Is this genetic manipulation safe for us?
The controversy around genetic engineering comes from the fact that many people believe that GMOs are as dangerous as they look. Let’s see what research says about this.
The most comprehensive study on GMOs and food ever conducted comes from the University of California where a team of researchers reviewed 29 years of health data from both before and after the introduction of genetically engineered animal feed. The data is big; actually it’s huge. It includes more than 100 billion animals covering a period before 1996 when animal food was 100% non-GMO, and after GMO introduction when it went up to more than 90%. The researchers concluded that genetically modified feed is safe and nutritionally equivalent to non-GMO feed.
Recent meta-analyses from various centres looked at a variety of food-producing animals like chicken, pigs, sheep, goats, and fish. The results have been consistent. GMO feed is safe with no evidence suggesting any negative health effects on humans who eat those animals. All data was based on observational studies, not controlled prospective clinical trials.
A few years ago The Institute of Medicine and National Research Council revised all available data and concluded that there was no evidence that GMO foods posed any greater danger to people than conventionally grown crops. The European Union conducted its own research on GMO safety and reported:
“The main conclusion to be drawn from the efforts of more than 130 research projects covering a period of more than 25 years of research and involving more than 500 independent research groups, is that biotechnology and in particular GMOs are not per se more risky than a e.g. conventional plant breeding technologies.”
All the world major institutions like the British Royal Society, the American National Academy of Science, The American Medical Association and the World Health Organisation confirm that GMOs are not dangerous. All of the GMO foods currently available on the market have been tested, but many especially exotic transgenic pairings are still under investigation.

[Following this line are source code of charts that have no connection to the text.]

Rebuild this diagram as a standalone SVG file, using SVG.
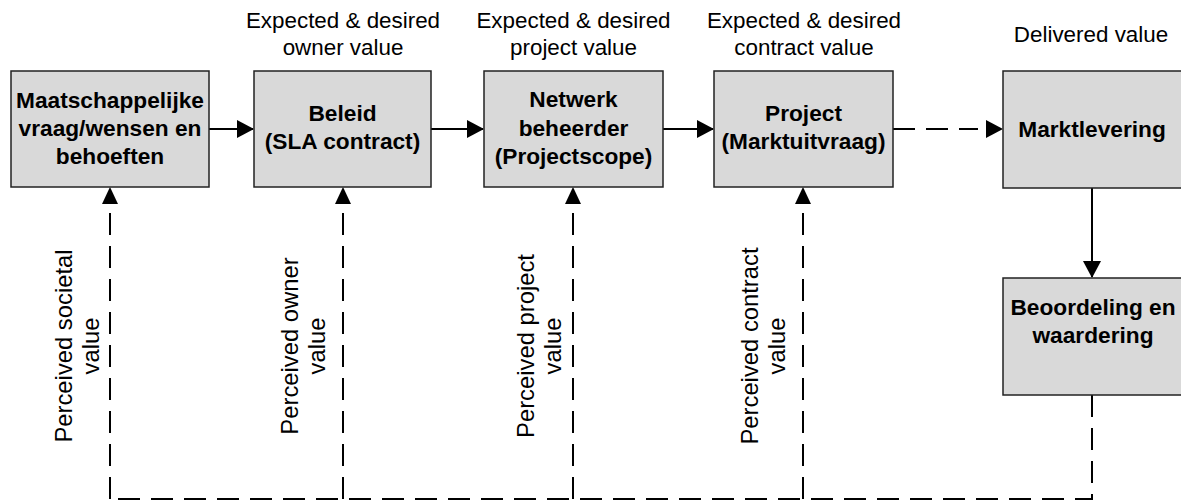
<svg xmlns="http://www.w3.org/2000/svg" width="1181" height="502" viewBox="0 0 1181 502">
  <defs>
    <style>
      .box { fill: #d9d9d9; stroke: #222; stroke-width: 1.5; }
      .bold { font-family: "Liberation Sans", Arial, sans-serif; font-weight: bold; font-size: 22.7px; fill: #000; text-anchor: middle; }
      .lbl { font-family: "Liberation Sans", Arial, sans-serif; font-size: 22.4px; fill: #000; text-anchor: middle; }
      .vlbl { font-family: "Liberation Sans", Arial, sans-serif; font-size: 23.8px; fill: #000; text-anchor: middle; }
      .solid { fill: none; stroke: #000; stroke-width: 2; }
      .dash { fill: none; stroke: #000; stroke-width: 2; stroke-dasharray: 22 11; }
    </style>
    <marker id="head" markerUnits="userSpaceOnUse" markerWidth="17" markerHeight="18" refX="16" refY="9" orient="auto">
      <path d="M0,0 L17,9 L0,18 Z" fill="#000"/>
    </marker>
  </defs>

  <rect width="1181" height="502" fill="#fff"/>

  <!-- value labels above the chain -->
  <g id="labels-top">
    <text class="lbl" x="343" y="28">Expected &amp; desired</text>
    <text class="lbl" x="343" y="55">owner value</text>
    <text class="lbl" x="573.5" y="28">Expected &amp; desired</text>
    <text class="lbl" x="573.5" y="55">project value</text>
    <text class="lbl" x="804" y="28">Expected &amp; desired</text>
    <text class="lbl" x="804" y="55">contract value</text>
    <text class="lbl" x="1091" y="42">Delivered value</text>
  </g>

  <!-- connectors -->
  <g id="connectors">
    <path class="solid" d="M209,129 H253" marker-end="url(#head)"/>
    <path class="solid" d="M431,129 H483" marker-end="url(#head)"/>
    <path class="solid" d="M663,129 H713" marker-end="url(#head)"/>
    <path class="dash" d="M893,129 H978"/>
    <path d="M986,120 L1003,129 L986,138 Z" fill="#000"/>
    <path class="solid" d="M1092,188 V277" marker-end="url(#head)"/>
    <!-- feedback loop -->
    <path class="dash" d="M1092,395 V499 H110"/>
    <path class="dash" d="M110,499 V204"/>
    <path class="dash" d="M343,499 V204"/>
    <path class="dash" d="M573,499 V204"/>
    <path class="dash" d="M803,499 V204"/>
    <path d="M102,204 L110,187 L118,204 Z" fill="#000"/>
    <path d="M335,204 L343,187 L351,204 Z" fill="#000"/>
    <path d="M565,204 L573,187 L581,204 Z" fill="#000"/>
    <path d="M795,204 L803,187 L811,204 Z" fill="#000"/>
  </g>

  <!-- rotated perception labels -->
  <g id="labels-perceived">
    <text class="vlbl" transform="translate(72,346) rotate(-90)"><tspan x="0" y="0">Perceived societal</tspan><tspan x="0" y="27">value</tspan></text>
    <text class="vlbl" transform="translate(298,346) rotate(-90)"><tspan x="0" y="0">Perceived owner</tspan><tspan x="0" y="27">value</tspan></text>
    <text class="vlbl" transform="translate(534,346) rotate(-90)"><tspan x="0" y="0">Perceived project</tspan><tspan x="0" y="27">value</tspan></text>
    <text class="vlbl" transform="translate(758,346) rotate(-90)"><tspan x="0" y="0">Perceived contract</tspan><tspan x="0" y="27">value</tspan></text>
  </g>

  <g id="node-maatschappij">
    <rect class="box" x="11" y="71" width="198" height="116"/>
    <text class="bold" x="110" y="108">Maatschappelijke</text>
    <text class="bold" x="110" y="136">vraag/wensen en</text>
    <text class="bold" x="110" y="164">behoeften</text>
  </g>

  <g id="node-beleid">
    <rect class="box" x="254" y="71" width="177" height="116"/>
    <text class="bold" x="342.5" y="121">Beleid</text>
    <text class="bold" x="342.5" y="149">(SLA contract)</text>
  </g>

  <g id="node-netwerkbeheerder">
    <rect class="box" x="484" y="71" width="179" height="116"/>
    <text class="bold" x="573.5" y="107">Netwerk</text>
    <text class="bold" x="573.5" y="136">beheerder</text>
    <text class="bold" x="573.5" y="164">(Projectscope)</text>
  </g>

  <g id="node-project">
    <rect class="box" x="714" y="71" width="179" height="116"/>
    <text class="bold" x="803.5" y="121">Project</text>
    <text class="bold" x="803.5" y="149">(Marktuitvraag)</text>
  </g>

  <g id="node-marktlevering">
    <rect class="box" x="1003" y="71" width="190" height="117"/>
    <text class="bold" x="1092" y="137">Marktlevering</text>
  </g>

  <g id="node-beoordeling">
    <rect class="box" x="1003" y="278" width="190" height="117"/>
    <text class="bold" x="1093" y="315">Beoordeling en</text>
    <text class="bold" x="1093" y="343">waardering</text>
  </g>
</svg>
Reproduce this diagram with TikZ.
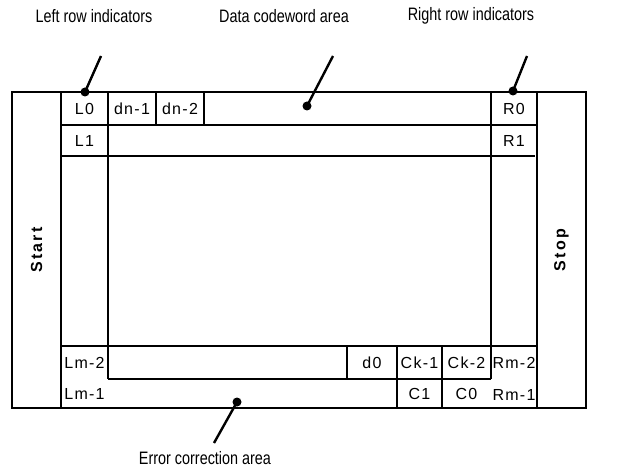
\documentclass[tikz,border=0pt]{standalone}
\usepackage{fontspec}
\setmainfont{Liberation Sans}
\newfontfamily\cellfont[LetterSpace=8]{Liberation Sans}
\newfontfamily\boldcell[LetterSpace=14]{Liberation Sans Bold}
\newfontfamily\headfont[FakeStretch=0.8]{Liberation Sans}
\begin{document}
\begin{tikzpicture}[x=1pt,y=-1pt,
  grid/.style={line width=1.3pt},
  cell/.style={font=\cellfont\fontsize{16}{18}\selectfont, inner sep=0pt, text height=11.5pt, text depth=0pt},
  side/.style={font=\boldcell\fontsize{16}{18}\selectfont, inner sep=0pt, rotate=90},
  head/.style={font=\headfont\fontsize{18}{21}\selectfont, inner sep=0pt},
  leader/.style={line width=2.4pt},
  dotm/.style={circle, fill, inner sep=0pt, minimum size=9pt}]
\useasboundingbox (0,0) rectangle (637,470);
% grid
\draw[grid] (12,92) rectangle (586,408);
\draw[grid] (61,92) -- (61,408);
\draw[grid] (537,92) -- (537,408);
\draw[grid] (108,92) -- (108,379);
\draw[grid] (491,92) -- (491,379);
\draw[grid] (61,125) -- (537,125);
\draw[grid] (61,156) -- (535,156);
\draw[grid] (61,346) -- (537,346);
\draw[grid] (108,379) -- (491,379);
\draw[grid] (156,92) -- (156,125);
\draw[grid] (204,92) -- (204,125);
\draw[grid] (347,346) -- (347,379);
\draw[grid] (397,346) -- (397,408);
\draw[grid] (442,346) -- (442,408);
% cells
\node[cell] (l0) at (84.5,108.5) {L0};
\node[cell] (l1) at (84.5,140.5) {L1};
\node[cell] (dn1) at (132,108.5) {dn-1};
\node[cell] (dn2) at (180,108.5) {dn-2};
\node[cell] (r0) at (514,108.5) {R0};
\node[cell] (r1) at (514,140.5) {R1};
\node[cell] (lm2) at (84.5,362.5) {Lm-2};
\node[cell] (lm1) at (84.5,393.5) {Lm-1};
\node[cell] (d0) at (372,362.5) {d0};
\node[cell] (ck1) at (419.5,362.5) {Ck-1};
\node[cell] (ck2) at (466.5,362.5) {Ck-2};
\node[cell] (rm2) at (514,362.5) {Rm-2};
\node[cell] (c1) at (419.5,393.5) {C1};
\node[cell] (c0) at (466.5,393.5) {C0};
\node[cell] (rm1) at (514,395) {Rm-1};
\node[side] (start) at (36.5,250) {Start};
\node[side] (stop) at (561.5,250) {Stop};
% headings
\node[head] (hl) at (94,16) {Left row indicators};
\node[head] (hd) at (284,16) {Data codeword area};
\node[head] (hr) at (471,16) {Right row indicators};
\node[head] (he) at (205,458) {Error correction area};
% dots and leaders
\node[dotm] (dl) at (85,92) {};
\node[dotm] (dd) at (307,106) {};
\node[dotm] (dr) at (513,91) {};
\node[dotm] (de) at (237,402) {};
\coordinate (tl) at (101,56);
\coordinate (td) at (333,56);
\coordinate (tr) at (527,56);
\coordinate (te) at (214,443);
\draw[leader] (dl.center) -- (tl);
\draw[leader] (dd.center) -- (td);
\draw[leader] (dr.center) -- (tr);
\draw[leader] (de.center) -- (te);
\end{tikzpicture}
\end{document}
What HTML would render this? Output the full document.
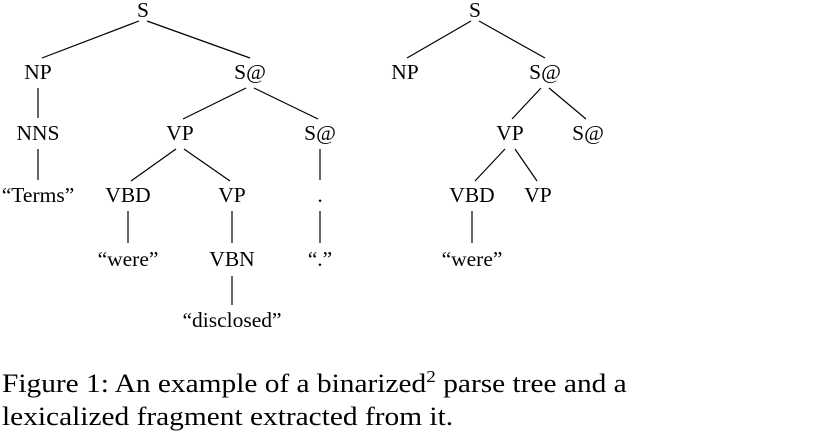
<!DOCTYPE html>
<html><head><style>
html,body{margin:0;padding:0;background:#fff;width:830px;height:409px;overflow:hidden}
svg{position:absolute;left:0;top:0}
text{font-family:"Liberation Serif",serif;font-size:21.5px;fill:#000}
.c{position:absolute;left:2px;top:367px;font-family:"Liberation Serif",serif;font-size:26px;line-height:33px;white-space:nowrap;color:#000;transform:scaleX(1.13);transform-origin:0 0}
</style></head><body>
<svg width="830" height="409" viewBox="0 0 830 409">
<g stroke="#000" stroke-width="1.2" fill="none">
<line x1="139" y1="21" x2="42" y2="58"/>
<line x1="147" y1="21" x2="250" y2="58"/>
<line x1="38" y1="88" x2="38" y2="118"/>
<line x1="246" y1="88" x2="183" y2="119"/>
<line x1="254" y1="88" x2="318" y2="119"/>
<line x1="38" y1="149" x2="38" y2="180"/>
<line x1="176" y1="149" x2="131" y2="181"/>
<line x1="184" y1="149" x2="230" y2="181"/>
<line x1="320" y1="149" x2="320" y2="180"/>
<line x1="128" y1="211" x2="128" y2="243"/>
<line x1="232" y1="211" x2="232" y2="243"/>
<line x1="320" y1="211" x2="320" y2="243"/>
<line x1="232" y1="276" x2="232" y2="305"/>
<line x1="471" y1="21" x2="407" y2="58"/>
<line x1="479" y1="21" x2="545" y2="58"/>
<line x1="541" y1="88" x2="512" y2="119"/>
<line x1="549" y1="88" x2="586" y2="119"/>
<line x1="505" y1="149" x2="475" y2="181"/>
<line x1="515" y1="149" x2="537" y2="181"/>
<line x1="472" y1="211" x2="472" y2="243"/>
</g>
<g text-anchor="middle">
<text x="143" y="17">S</text>
<text x="38" y="79">NP</text>
<text x="250" y="79">S@</text>
<text x="38" y="140">NNS</text>
<text x="180" y="140">VP</text>
<text x="320" y="140">S@</text>
<text x="38" y="202">“Terms”</text>
<text x="128" y="202">VBD</text>
<text x="232" y="202">VP</text>
<text x="320" y="202">.</text>
<text x="128" y="266">“were”</text>
<text x="232" y="266">VBN</text>
<text x="320" y="266">“.”</text>
<text x="232" y="327">“disclosed”</text>
<text x="475" y="17">S</text>
<text x="405" y="79">NP</text>
<text x="545" y="79">S@</text>
<text x="510" y="140">VP</text>
<text x="588" y="140">S@</text>
<text x="472" y="202">VBD</text>
<text x="538" y="202">VP</text>
<text x="472" y="266">“were”</text>
</g>
</svg>
<div class="c">Figure 1: An example of a binarized<sup style="font-size:17px;vertical-align:10px;line-height:0">2</sup> parse tree and a<br>lexicalized fragment extracted from it.</div>
</body></html>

The debate about GMOs gets more complicated by the fact that much of the research is done by multinational companies that have an inherent conflict of interest. The Genetic Engineering Risk Atlas has collected more than 1,000 studies and found that about 30% were independent. They published their systematic review in 2013 looking at the last decade of GMO studies to describe the scientific consensus. The Genetic Engineering Risk Atlas “has not detected any significant hazards directly connected with the use of GE crops; however, the debate is still intense."
Through the application of scientific knowledge humans now have the ability to influence nature in more radical ways than ever before. The genetic manipulation promises to produce food with greater nutritional value, to diversify the places that food can be grown, and even plant trees that can counter the effects of pollution.
Genetic engineering, however, comes with costs and there are many questions that remain unanswered, for example, what can we lose by creating the super weeds that are resistance to pesticides? What does is mean to eat food that actually doesn’t look like food and which technology is elusive to most of us? What real choices can we make knowing that what we eat is delivered by controversial agrochemical biotechnology corporations and not even labeled? What does it say about the human attitude towards the domination of nature? How can we minimise the risk that comes with GMO like the possibility of uncontrolled transfer of bacteria? What impact does this process have on our planet?
Personal responsibility and the freedom of choice come with information, knowledge, awareness and transparency. Since GMO has become the symbol of everything humans dislike about industrial and corporate control, these ethical and social questions are legitimate and worth reflecting on.